As evidence of how there is little margin for error this year, one need look only to this past week's rains in northern Missouri — 2 to 3 inches of rain pushed the Mississippi River up 6 feet within days near Hannibal. There is rain in the forecast in the upper Missouri and Mississippi rivers' valleys in the next several days and a long-range outlook for above normal rainfall this summer in the upper Missouri River region.
But for now, with the river already running high, the worries start with the levees.
So far, the river has breached just three levees on the Missouri River — a federally funded levee at Hamburg, Iowa; a small levee near Decatur, Neb.; and another small levee near Big Lake.
Army Corps officials think levees that protect the Kansas City and St. Louis areas are safe. But Jud Kneuvean, chief of emergency management for the Kansas City Corps office, said the corps projects water levels could reach the top of two federal levees near St. Joseph that protect Rosecrans Air National Guard Base. A federal levee near Glasgow could also see water near its top.
And many smaller levees protecting mostly agricultural land are in jeopardy between St. Joseph and Kansas City and in central Missouri, according to the corps. The flooding has already put hundreds of thousands of acres of farmland out of service, lost to wet ground, washed out crops and lost time in the fields.
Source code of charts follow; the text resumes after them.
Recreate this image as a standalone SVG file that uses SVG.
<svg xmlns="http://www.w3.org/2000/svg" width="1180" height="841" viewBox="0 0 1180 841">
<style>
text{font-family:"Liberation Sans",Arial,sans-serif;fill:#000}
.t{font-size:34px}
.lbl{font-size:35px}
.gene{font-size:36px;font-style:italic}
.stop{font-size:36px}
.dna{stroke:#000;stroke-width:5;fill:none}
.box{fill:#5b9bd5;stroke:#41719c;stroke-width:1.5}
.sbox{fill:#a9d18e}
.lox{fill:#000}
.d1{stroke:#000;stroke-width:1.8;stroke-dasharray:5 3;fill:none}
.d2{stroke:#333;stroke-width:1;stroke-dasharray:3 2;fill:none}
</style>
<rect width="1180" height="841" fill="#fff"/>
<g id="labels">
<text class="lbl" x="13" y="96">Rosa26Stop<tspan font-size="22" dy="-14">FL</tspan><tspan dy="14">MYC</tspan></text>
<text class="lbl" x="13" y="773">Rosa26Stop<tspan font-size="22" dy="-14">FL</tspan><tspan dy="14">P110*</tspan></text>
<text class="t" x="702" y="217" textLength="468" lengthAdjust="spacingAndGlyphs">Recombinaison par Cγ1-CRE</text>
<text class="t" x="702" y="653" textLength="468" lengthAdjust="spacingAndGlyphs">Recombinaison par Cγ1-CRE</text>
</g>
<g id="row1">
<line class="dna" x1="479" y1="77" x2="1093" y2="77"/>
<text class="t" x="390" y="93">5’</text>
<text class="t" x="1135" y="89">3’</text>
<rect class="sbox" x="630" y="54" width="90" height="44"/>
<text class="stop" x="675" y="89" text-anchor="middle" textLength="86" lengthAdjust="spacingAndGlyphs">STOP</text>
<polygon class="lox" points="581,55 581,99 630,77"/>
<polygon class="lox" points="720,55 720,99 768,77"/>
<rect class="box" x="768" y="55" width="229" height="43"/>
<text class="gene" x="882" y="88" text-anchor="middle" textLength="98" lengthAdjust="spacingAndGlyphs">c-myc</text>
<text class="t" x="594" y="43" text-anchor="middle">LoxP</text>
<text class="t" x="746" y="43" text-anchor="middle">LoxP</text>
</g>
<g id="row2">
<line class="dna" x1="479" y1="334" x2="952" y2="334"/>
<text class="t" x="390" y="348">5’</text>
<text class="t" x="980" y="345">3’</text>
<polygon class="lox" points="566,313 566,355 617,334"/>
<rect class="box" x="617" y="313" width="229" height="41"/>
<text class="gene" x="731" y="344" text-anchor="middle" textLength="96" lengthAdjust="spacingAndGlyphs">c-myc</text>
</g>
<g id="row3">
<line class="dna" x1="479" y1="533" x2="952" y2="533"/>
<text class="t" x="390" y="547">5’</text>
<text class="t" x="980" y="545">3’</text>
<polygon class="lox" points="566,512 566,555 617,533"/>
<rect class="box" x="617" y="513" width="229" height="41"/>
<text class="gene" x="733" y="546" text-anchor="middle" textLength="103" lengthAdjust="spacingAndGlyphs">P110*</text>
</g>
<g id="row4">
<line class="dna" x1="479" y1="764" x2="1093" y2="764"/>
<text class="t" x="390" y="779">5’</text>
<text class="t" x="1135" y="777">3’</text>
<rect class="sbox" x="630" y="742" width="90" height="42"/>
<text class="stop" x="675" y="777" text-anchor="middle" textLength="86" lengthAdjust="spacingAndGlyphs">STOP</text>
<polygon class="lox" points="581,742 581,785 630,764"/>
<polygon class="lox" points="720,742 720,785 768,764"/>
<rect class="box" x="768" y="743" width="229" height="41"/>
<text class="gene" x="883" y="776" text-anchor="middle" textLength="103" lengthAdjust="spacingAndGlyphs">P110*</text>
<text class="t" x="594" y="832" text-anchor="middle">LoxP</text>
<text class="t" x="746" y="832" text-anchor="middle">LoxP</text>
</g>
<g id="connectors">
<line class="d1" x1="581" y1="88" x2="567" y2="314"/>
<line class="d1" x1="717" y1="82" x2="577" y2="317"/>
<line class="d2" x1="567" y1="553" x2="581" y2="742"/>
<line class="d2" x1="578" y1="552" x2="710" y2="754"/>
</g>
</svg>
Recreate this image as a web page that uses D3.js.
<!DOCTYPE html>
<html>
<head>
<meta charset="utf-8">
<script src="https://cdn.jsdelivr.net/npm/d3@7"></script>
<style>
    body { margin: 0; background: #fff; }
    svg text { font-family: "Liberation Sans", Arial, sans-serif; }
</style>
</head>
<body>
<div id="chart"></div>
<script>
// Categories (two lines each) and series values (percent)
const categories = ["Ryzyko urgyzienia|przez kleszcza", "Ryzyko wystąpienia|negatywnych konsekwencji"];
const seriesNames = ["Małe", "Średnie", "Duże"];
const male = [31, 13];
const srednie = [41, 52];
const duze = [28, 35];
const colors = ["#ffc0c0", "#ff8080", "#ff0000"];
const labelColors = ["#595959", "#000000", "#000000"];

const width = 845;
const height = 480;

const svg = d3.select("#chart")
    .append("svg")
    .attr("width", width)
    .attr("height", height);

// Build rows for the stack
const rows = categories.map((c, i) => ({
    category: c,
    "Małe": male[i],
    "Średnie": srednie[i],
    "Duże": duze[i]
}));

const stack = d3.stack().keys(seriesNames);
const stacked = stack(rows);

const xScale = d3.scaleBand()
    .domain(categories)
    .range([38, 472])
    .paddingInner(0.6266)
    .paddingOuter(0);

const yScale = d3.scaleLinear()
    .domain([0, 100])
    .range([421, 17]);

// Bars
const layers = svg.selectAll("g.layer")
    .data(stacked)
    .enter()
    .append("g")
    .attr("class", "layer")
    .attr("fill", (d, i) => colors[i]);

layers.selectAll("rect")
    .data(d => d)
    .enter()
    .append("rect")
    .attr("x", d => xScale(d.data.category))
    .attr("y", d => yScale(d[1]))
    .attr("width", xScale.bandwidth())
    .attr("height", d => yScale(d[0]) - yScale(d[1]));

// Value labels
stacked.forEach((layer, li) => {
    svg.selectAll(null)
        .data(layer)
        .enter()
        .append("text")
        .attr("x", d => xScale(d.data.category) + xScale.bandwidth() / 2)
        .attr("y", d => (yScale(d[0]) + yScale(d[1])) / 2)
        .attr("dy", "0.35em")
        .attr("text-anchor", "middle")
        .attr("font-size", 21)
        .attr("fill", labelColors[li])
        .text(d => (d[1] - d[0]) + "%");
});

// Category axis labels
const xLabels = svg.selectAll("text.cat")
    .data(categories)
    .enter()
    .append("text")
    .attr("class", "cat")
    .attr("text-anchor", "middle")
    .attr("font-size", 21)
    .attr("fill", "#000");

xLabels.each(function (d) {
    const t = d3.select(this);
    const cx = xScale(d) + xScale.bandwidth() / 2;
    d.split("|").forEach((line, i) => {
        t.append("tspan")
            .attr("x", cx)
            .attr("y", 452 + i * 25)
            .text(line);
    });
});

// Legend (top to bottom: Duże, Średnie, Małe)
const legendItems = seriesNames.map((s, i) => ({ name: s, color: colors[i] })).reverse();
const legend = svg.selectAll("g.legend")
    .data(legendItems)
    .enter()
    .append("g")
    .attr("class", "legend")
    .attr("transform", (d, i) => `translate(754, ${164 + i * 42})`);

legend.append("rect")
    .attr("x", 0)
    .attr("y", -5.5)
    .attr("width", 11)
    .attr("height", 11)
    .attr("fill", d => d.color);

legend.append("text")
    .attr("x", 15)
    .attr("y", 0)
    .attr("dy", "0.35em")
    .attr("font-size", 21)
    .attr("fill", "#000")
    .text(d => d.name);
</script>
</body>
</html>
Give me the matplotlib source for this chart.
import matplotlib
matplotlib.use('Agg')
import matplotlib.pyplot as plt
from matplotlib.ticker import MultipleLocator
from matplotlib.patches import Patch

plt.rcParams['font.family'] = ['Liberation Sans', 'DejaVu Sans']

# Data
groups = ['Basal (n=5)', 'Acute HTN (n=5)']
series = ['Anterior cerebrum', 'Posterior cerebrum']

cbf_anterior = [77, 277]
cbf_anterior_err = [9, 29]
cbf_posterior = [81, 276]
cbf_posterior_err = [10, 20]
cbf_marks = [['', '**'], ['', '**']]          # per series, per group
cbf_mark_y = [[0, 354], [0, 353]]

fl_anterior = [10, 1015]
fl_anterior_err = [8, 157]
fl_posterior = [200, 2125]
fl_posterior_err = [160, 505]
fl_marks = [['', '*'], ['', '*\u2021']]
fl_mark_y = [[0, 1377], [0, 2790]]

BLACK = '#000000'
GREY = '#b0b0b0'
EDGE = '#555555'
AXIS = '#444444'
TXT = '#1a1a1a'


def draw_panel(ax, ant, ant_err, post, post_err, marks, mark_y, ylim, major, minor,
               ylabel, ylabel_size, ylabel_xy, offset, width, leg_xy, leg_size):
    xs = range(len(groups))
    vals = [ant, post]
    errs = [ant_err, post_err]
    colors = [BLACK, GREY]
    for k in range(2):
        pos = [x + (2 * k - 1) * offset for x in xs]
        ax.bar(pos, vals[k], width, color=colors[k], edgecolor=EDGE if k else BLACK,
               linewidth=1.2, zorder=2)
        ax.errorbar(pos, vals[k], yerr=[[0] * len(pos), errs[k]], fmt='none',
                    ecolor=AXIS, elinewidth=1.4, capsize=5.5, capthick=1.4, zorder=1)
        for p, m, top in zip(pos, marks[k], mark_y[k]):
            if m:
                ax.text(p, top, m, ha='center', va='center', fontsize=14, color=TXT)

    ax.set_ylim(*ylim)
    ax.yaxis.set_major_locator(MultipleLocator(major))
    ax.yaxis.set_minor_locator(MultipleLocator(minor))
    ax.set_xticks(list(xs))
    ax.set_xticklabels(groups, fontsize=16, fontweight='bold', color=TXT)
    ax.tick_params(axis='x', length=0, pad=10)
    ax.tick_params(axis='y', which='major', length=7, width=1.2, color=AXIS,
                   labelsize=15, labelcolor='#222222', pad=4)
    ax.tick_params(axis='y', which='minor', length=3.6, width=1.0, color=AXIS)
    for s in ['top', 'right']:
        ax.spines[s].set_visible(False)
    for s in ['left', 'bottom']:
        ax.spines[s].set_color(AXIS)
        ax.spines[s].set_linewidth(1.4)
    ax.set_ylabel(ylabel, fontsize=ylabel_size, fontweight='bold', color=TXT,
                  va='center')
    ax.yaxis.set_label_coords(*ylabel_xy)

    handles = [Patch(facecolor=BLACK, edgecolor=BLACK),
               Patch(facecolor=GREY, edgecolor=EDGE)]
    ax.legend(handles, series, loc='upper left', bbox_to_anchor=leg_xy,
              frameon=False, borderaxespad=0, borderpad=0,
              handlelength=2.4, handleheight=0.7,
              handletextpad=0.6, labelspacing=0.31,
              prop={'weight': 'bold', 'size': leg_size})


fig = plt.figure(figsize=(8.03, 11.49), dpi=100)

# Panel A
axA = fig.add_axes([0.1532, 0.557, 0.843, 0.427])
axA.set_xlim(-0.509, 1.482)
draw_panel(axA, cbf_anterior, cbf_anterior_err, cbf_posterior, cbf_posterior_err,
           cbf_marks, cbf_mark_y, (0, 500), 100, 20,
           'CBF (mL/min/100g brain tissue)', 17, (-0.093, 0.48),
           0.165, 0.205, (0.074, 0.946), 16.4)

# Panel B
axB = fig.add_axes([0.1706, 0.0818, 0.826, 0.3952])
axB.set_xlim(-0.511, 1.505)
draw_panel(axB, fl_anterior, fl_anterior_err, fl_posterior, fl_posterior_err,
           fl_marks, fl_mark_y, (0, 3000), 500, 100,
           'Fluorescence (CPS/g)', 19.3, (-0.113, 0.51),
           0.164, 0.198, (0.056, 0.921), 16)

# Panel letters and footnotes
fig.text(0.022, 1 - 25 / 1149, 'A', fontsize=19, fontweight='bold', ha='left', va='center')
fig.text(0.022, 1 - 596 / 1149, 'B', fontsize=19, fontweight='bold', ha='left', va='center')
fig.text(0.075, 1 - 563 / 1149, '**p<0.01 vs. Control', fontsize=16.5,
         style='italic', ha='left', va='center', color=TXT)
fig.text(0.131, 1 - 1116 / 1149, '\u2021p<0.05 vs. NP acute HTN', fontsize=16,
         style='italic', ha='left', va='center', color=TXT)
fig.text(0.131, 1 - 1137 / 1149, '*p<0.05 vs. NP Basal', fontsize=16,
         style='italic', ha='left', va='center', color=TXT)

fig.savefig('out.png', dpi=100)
Jon Hagler, director of the Missouri Department of Agriculture, said 570,000 acres in southeast Missouri were affected by the spring flooding along the Mississippi River. Another half-million acres are now in danger along the Missouri River, fertile land where corn and soybeans are already in the field.
"If it (flooding) stays through the summer, of course, that crop is gone," Hagler said.
The water washes away top soil, deposits sand and silt and causes scourging of the land, potential problems that will need to be addressed after the water subsides, Hagler said. The financial impact on agriculture won't be known for some time, but Hagler said it could reach the hundreds of millions of dollars.
The flooding has already closed several roads in northwest Missouri, most prominently a section of Interstate 29 at Rock Port. Beth Wright, a state maintenance engineer for the Missouri Department of Transportation, warned that other highways close to the river and its backwaters could be shut down for weeks as the river rises.
MoDOT officials declined to speculate on what other roads or bridges could be affected but said drivers should be prepared for detours in northwest and central portions of the state through the end of summer.
Once the floodwaters recede, MoDOT will begin assessing the damage and the cost to repair it, spokeswoman Melissa Black said. For now, she said, the agency is focused on keeping roads and bridges open and keeping motorists safe.
It isn't just roads. Nixon worries that the airport at Rosecrans could be affected. Rail lines running near the river could be shut down.
The river itself is a vital part of transportation that could be lost for months. Already, a 261-mile stretch of the upper part of the Missouri River is closed to all navigation. As floodwaters creep into Missouri, the key stretch from Kansas City to St. Louis could close, too.
While a far smaller player in barge traffic than the Mississippi River, the Missouri is a vital conduit for shipping things such as corn and soybeans, fertilizer, sand, gravel, asphalt and cement. Barge traffic on the Missouri has waned in recent decades, dropping from a peak of 3.3 million long-haul commercial tons in 1977 to 334,000 tons last year, according to the corps.
The biggest reason is the unpredictability of the Missouri's currents and water levels. Those factors only worsen as the river floods.
Lynn Muench of the American Waterways Operators, which represents the U.S. barge industry, said few barge operators are using the Missouri right now because of the flooding "and concerns of what could go wrong." Tugboat pilots steering the barges have a harder time maintaining control in high water that tends to move faster, and the wakes from passing barges may stress already fragile levees.
"Any kind of wake from us is not good," Muench said.